Public Displays of Affection

 

Public Displays of Affection

August 13, 2008

 
I sat in the lobby lounge again today, for the first time since my first days here, this time drinking jasmine tea, hoping for inspiration.  My wireless connection kept dropping every 30 seconds and frankly, I was feeling exasperated rather than original.


I looked up to roll my eyes for dramatic effect.  There is always a huge number of staff around, so every emotion can be shared…instead, in front of me, an accredited Chinese woman, not in uniform - so probably press rather than volunteer or staff, was sat in a comfy chair, weeping, covering her face with one hand as she stared at the television.


The Chinese women’s gymnastics team had just won gold, just as their male counterparts had the day before and just as the men had cried tears of joy, so did the women.  Their euphoria, their absolute and overwhelming elation, transmitted through the television as it easily as it did through the partisan arena - raw and poignant.


CCTV (China’s state-run TV company) cameras scanned the crowd and the ecstasy was apparent, adult men and women especially, cried...children’s faces varied from amused to bemused by what must have seemed to them a totally incongruent outpouring of emotion from the stadium floor and all around them - happiness and tears.


I watched as the woman in front of me, eyes fixated on her team, wiped each eye in turn, her hand always returning to guard her face, her emotions.  Her phone buzzed and she stood bolt upright; perhaps it was her boss? 


She turned to the bar manager.  Dressed in his suit, he too was fixated on the TV - for this moment, his attentions were not completely on his customers.  She bowed, more deeply than I have seen anyone bow since I have been here, then turned and walked swiftly towards the main press centre and was gone.
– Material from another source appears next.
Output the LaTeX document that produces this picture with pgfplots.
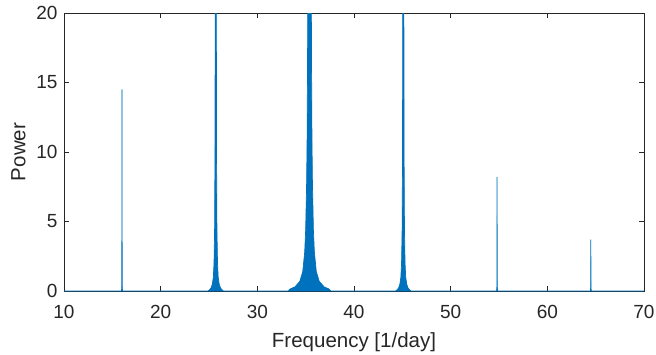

At the opening ceremony and at each bronze, silver or gold medal ceremony the Chinese have participated in since then has been a cathartic crescendo for Beijing, maybe even for China.  A chance to show the more human stories behind the too often stoic face of the establishment and the usual international, political bluster. 


Each medal has been a chance for the athletes and the people of China to outshine the bureaucracy - a moment that the governments hands, too busy clapping, are not firmly obscuring the true face and the true feelings, and perhaps the true potential, of the people.


I am not sure, as the government orchestrated these games, that they knew their very success might be the means that people’s minds became liberated.  It is my experience that the enjoyment and release of such towering emotion whether instigated through success in sport, activism, art or otherwise, provokes the desire and indeed a collective thirst for similar, ever more expansive future experiences.


I suspect that when the Olympic and Paralympic flames are finally extinguished, the internet will quietly re-secure itself, the new domestic and international press freedoms will become ‘old,’ and the international consciousness of dissident voices from in and outside of China will once again evanesce.  But, I believe that the Olympics in Beijing will have created evocative memories for the people of China, memories that no amount of spin or propaganda could taint: a future history - a vision of a possible future so vivid and inspirational that it is more like a recollection of an event already passed.  An aspirational goal for future generations.